Tuesday, February 2, 2010

Gods and Monsters

I seem to be watching a lot of science fiction on vacation - last night was Duncan Jones' "Moon" which was really quite well done, and then Tarkovky's "Solaris" today during which I had to be kicked throughout in order to stay awake.

For some reason I thought of this poem. I first heard it in on Halloween last year when we were driving down the California coast to see some friends and listened to some poetry podcasts to stay awake. It's made even spookier by the author's reading style - flat, eerily flat. Not a monotone, but a disquieting stillness and it just freaked me the heck out. I've been haunted by it ever since.


Magnificat
Eleanor Wilner

When he had suckled there, he began   
to grow: first, he was an infant in her arms,   
but soon, drinking and drinking at the sweet   
milk she could not keep from filling her,   
from pouring into his ravenous mouth,   
and filling again, miraculous pitcher, mercy   
feeding its own extinction . . . soon he was   
huge, towering above her, the landscape,   
his shadow stealing the color from the fields,      
even the flowers going gray. And they came   
like ants, one behind the next, to worship   
him—huge as he was, and hungry; it was   
his hunger they admired most of all.   
So they brought him slaughtered beasts:   
goats, oxen, bulls, and finally, their own   
kin whose hunger was a kind of shame      
to them, a shrinkage; even as his was      
beautiful to them, magnified, magnificent.      
   
The day came when they had nothing left   
to offer him, having denuded themselves   
of all in order to enlarge him, in whose   
shadow they dreamed of light: and that      
is when the thought began to move, small   
at first, a whisper, then a buzz, and finally,   
it broke out into words, so loud they thought   
it must be prophecy: they would kill him,      
and all they had lost in his name would return,   
renewed and fresh with the dew of morning.   
Hope fed their rage, sharpened their weapons.   
   
And who is she, hooded figure, mourner now   
at the fate of what she fed? And the slow rain,      
which never ends, who is the father of that?      
And who are we who speak, as if the world   
were our diorama—its little figures moved   
by hidden gears, precious in miniature, tin soldiers,   
spears the size of pins, perfect replicas, history   
under glass, dusty, old fashioned, a curiosity   
that no one any longer wants to see,   
excited as they are by the new giant, who feeds   
on air, grows daily on radio waves, in cyberspace,      
who sows darkness like a desert storm,   
who blows like a wind through the Boardrooms,
who touches the hills, and they smoke.


Sure, you could argue this is horror and not science fiction, but no accounting for synapses firing. 
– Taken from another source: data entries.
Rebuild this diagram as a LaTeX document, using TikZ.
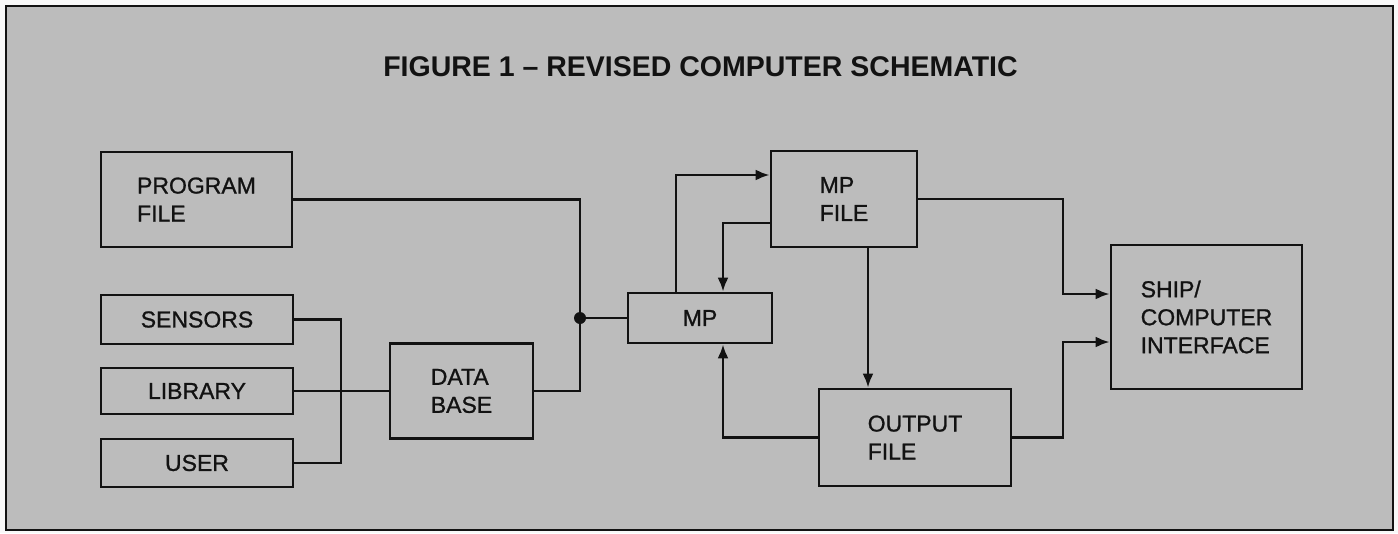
\documentclass[tikz,border=0pt]{standalone}
\usepackage{fontspec}
\setmainfont{Liberation Sans}
\newfontfamily\boxfont[FakeBold=1]{Liberation Sans}
\usetikzlibrary{arrows.meta,calc}
\definecolor{bg}{RGB}{188,188,188}
\definecolor{ink}{RGB}{18,18,18}
\begin{document}
\begin{tikzpicture}[x=1pt,y=-1pt,
 box/.style={draw=ink,line width=2.8pt,rectangle,inner sep=0pt,align=left,
   font=\boxfont\fontsize{23}{28}\selectfont,text=ink},
 wire/.style={draw=ink,line width=2.5pt},
 arr/.style={wire,-{Latex[length=14pt,width=11pt]}}]
\useasboundingbox (0,0) rectangle (1398,533);
\fill[white!90!bg] (0,0) rectangle (1398,533);
\filldraw[fill=bg,draw=ink,line width=2.2pt] (6,6) rectangle (1393,530);

\node[text=ink,font=\bfseries\fontsize{28.5}{32}\selectfont] (title) at (700.5,67) {FIGURE 1 -- REVISED COMPUTER SCHEMATIC};

\node[box,minimum width=191pt,minimum height=95pt] (prog) at (196.5,199.5) {PROGRAM\\FILE};
\node[box,minimum width=192pt,minimum height=49pt] (sens) at (197,319.5) {SENSORS};
\node[box,minimum width=192pt,minimum height=46pt] (lib) at (197,391) {LIBRARY};
\node[box,minimum width=192pt,minimum height=48pt] (user) at (197,463) {USER};
\node[box,minimum width=143pt,minimum height=95pt] (db) at (461.5,391) {DATA\\BASE};
\node[box,minimum width=144pt,minimum height=50pt] (mp) at (700,318) {MP};
\node[box,minimum width=146pt,minimum height=96pt] (mpf) at (844,199) {MP\\FILE};
\node[box,minimum width=192pt,minimum height=97pt] (out) at (915,437.5) {OUTPUT\\FILE};
\node[box,minimum width=191pt,minimum height=144pt] (ship) at (1206.5,317) {SHIP/\\COMPUTER\\INTERFACE};

\coordinate (jn) at (580,318);
\coordinate (bx) at (341,0);
\coordinate (bx2) at (1063,0);
\coordinate (s1) at ([yshift=23pt]ship.west);
\coordinate (s2) at ([yshift=-25pt]ship.west);

% inputs to data base
\draw[wire] (sens.east) -| (bx |- user.east) -- (user.east);
\draw[wire] (lib.east) -- (db.west);
% program file and data base to MP
\draw[wire] (prog.east) -| (jn) |- (db.east);
\draw[wire] (jn) -- (mp.west);
\fill[ink] (jn) circle (6pt);
% MP <-> MP file
\draw[arr] ([xshift=-24pt]mp.north) |- ([yshift=24pt]mpf.west);
\draw[arr] ([yshift=-24pt]mpf.west) -| ([xshift=23pt]mp.north);
% output file to MP
\draw[arr] (out.west) -| ([xshift=23pt]mp.south);
% MP file to output file
\draw[arr] ([xshift=24pt]mpf.south) -- ([xshift=24pt]mpf.south |- out.north);
% to ship/computer interface
\draw[arr] (mpf.east) -| (bx2 |- s1) -- (s1);
\draw[arr] (out.east) -| (bx2 |- s2) -- (s2);
\end{tikzpicture}
\end{document}
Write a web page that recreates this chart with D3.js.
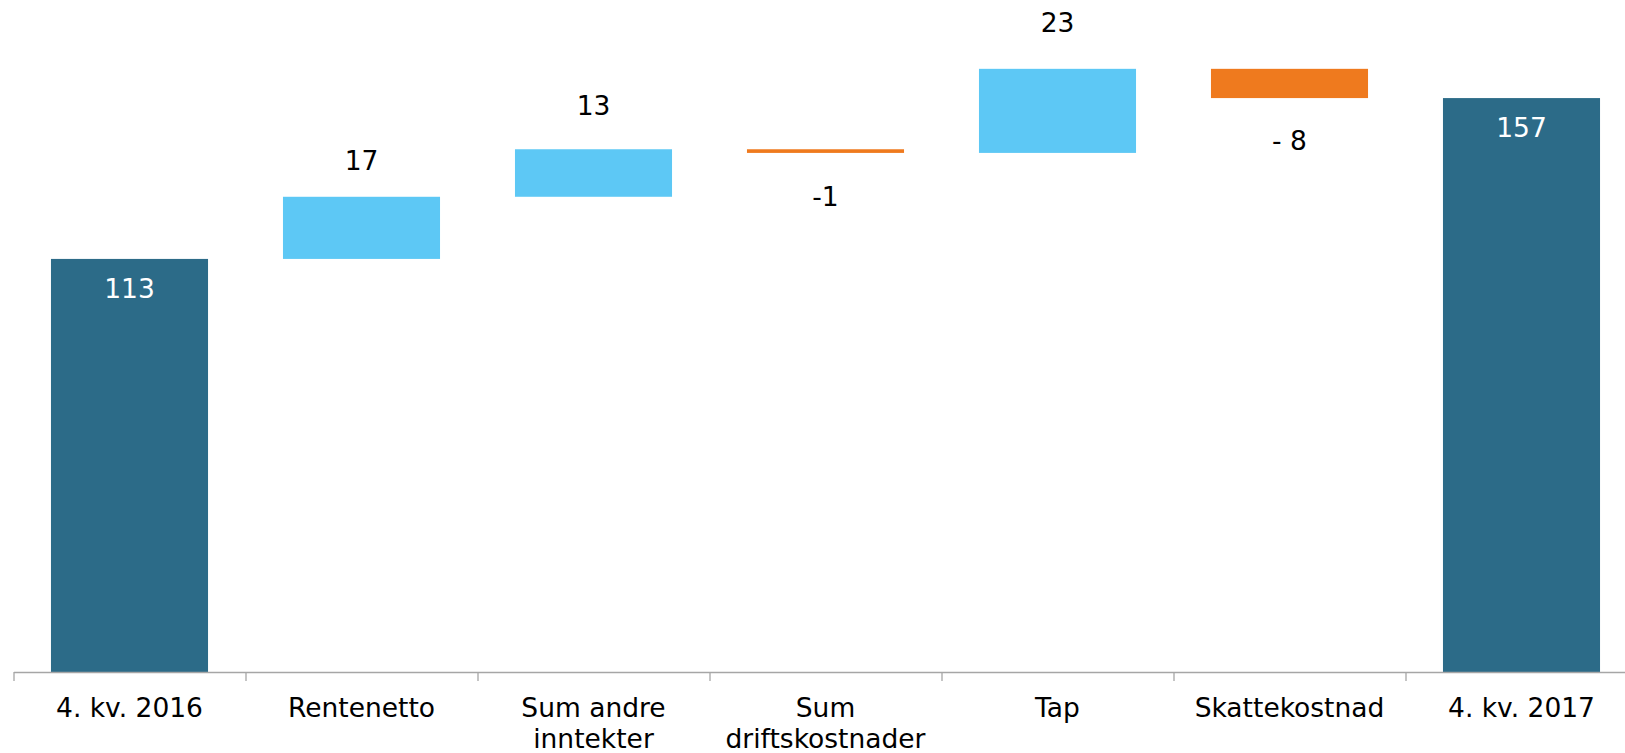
<!DOCTYPE html>
<html>
<head>
<meta charset="utf-8">
<script src="https://cdn.jsdelivr.net/npm/d3@7"></script>
<style>
  html, body { margin: 0; padding: 0; background: #fff; }
  svg { display: block; font-family: "DejaVu Sans", Verdana, sans-serif; }
</style>
</head>
<body>
<svg id="chart" width="1625" height="753"></svg>
<script>
// ---- data ----
const categories = ["4. kv. 2016", "Rentenetto", "Sum andre inntekter", "Sum driftskostnader", "Tap", "Skattekostnad", "4. kv. 2017"];
const categoryLines = [["4. kv. 2016"], ["Rentenetto"], ["Sum andre", "inntekter"], ["Sum", "driftskostnader"], ["Tap"], ["Skattekostnad"], ["4. kv. 2017"]];
const values = [113, 17, 13, -1, 23, -8, 157];
const kinds = ["total", "delta", "delta", "delta", "delta", "delta", "total"];
const valueLabels = ["113", "17", "13", "-1", "23", "- 8", "157"];
// helper (invisible) label series, in value units
const labelAnchors = [null, 140, 155, 130.2, 177.6, 145.5, null];
const yDomain = [0, 180];

// ---- layout ----
const svg = d3.select("#chart");
const axisY = 672;
const x0 = 13.5, x1 = 1637.5;
const fontSize = 26.5;

const x = d3.scaleBand().domain(categories).range([x0, x1]).paddingInner(0.323).paddingOuter(0.1615);
const xTicks = d3.scaleLinear().domain([0, categories.length]).range([x0, x1]);
const y = d3.scaleLinear().domain(yDomain).range([axisY, 14]);

// compute waterfall segments
let running = 0;
const bars = categories.map((c, i) => {
  let lo, hi;
  if (kinds[i] === "total") {
    lo = 0; hi = values[i]; running = values[i];
  } else {
    const start = running, end = running + values[i];
    lo = Math.min(start, end); hi = Math.max(start, end); running = end;
  }
  let color;
  if (kinds[i] === "total") color = "#2C6B88";
  else color = values[i] >= 0 ? "#5DC8F5" : "#EF7A1E";
  return { c, i, lo, hi, color };
});

// bars
svg.append("g").selectAll("rect").data(bars).join("rect")
  .attr("x", d => x(d.c))
  .attr("width", x.bandwidth())
  .attr("y", d => y(d.hi))
  .attr("height", d => y(d.lo) - y(d.hi))
  .attr("fill", d => d.color);

// axis with boundary ticks
const tickAxis = d3.axisBottom(xTicks).tickValues(d3.range(categories.length + 1)).tickFormat("").tickSize(9).tickSizeOuter(0);
const gT = svg.append("g").attr("transform", `translate(0,${axisY})`).call(tickAxis);
gT.select(".domain").attr("stroke", "#A6A6A6").attr("stroke-width", 1.3);
gT.selectAll(".tick line").attr("stroke", "#A6A6A6").attr("stroke-width", 1.3);

// category labels
const labAxis = d3.axisBottom(x).tickSize(0).tickSizeOuter(0);
const gL = svg.append("g").attr("transform", `translate(0,${axisY})`).call(labAxis);
gL.select(".domain").remove();
gL.selectAll(".tick text")
  .attr("font-family", "'DejaVu Sans', Verdana, sans-serif")
  .attr("font-size", fontSize)
  .attr("fill", "#000")
  .attr("y", 44.7).attr("dy", null)
  .each(function(d) {
    const i = categories.indexOf(d);
    const t = d3.select(this);
    t.text(null);
    categoryLines[i].forEach((line, k) => {
      t.append("tspan").attr("x", 0).attr("y", 44.7 + k * 31.6).text(line);
    });
  });

// value labels
svg.append("g").selectAll("text").data(bars).join("text")
  .attr("x", d => x(d.c) + x.bandwidth() / 2)
  .attr("y", d => kinds[d.i] === "total" ? y(d.hi) + 39 : y(labelAnchors[d.i]) + 9.7)
  .attr("text-anchor", "middle")
  .attr("font-size", fontSize)
  .attr("fill", d => kinds[d.i] === "total" ? "#FFFFFF" : "#000000")
  .text(d => valueLabels[d.i]);
</script>
</body>
</html>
There's a grace and ineluctable fascination mixed with terror, along with a Cormac McCarthy-esque vagueness that's made all the more specific and frightening due to the lack of details. The word choice, rhythms, the story that's being woven... Man, it's just fantastic. 

In lesser hands it would seem pretty sophomoric: "There was a monster that terrorized the whole country! Children were lost to it!" Oh, wait, that's also the start of "Beowulf." I don't know of many poems like this one, unless you count "The Raven" or some of the more gruesome Baudelaire also-rans, but this one has no right to be as incredible as it is.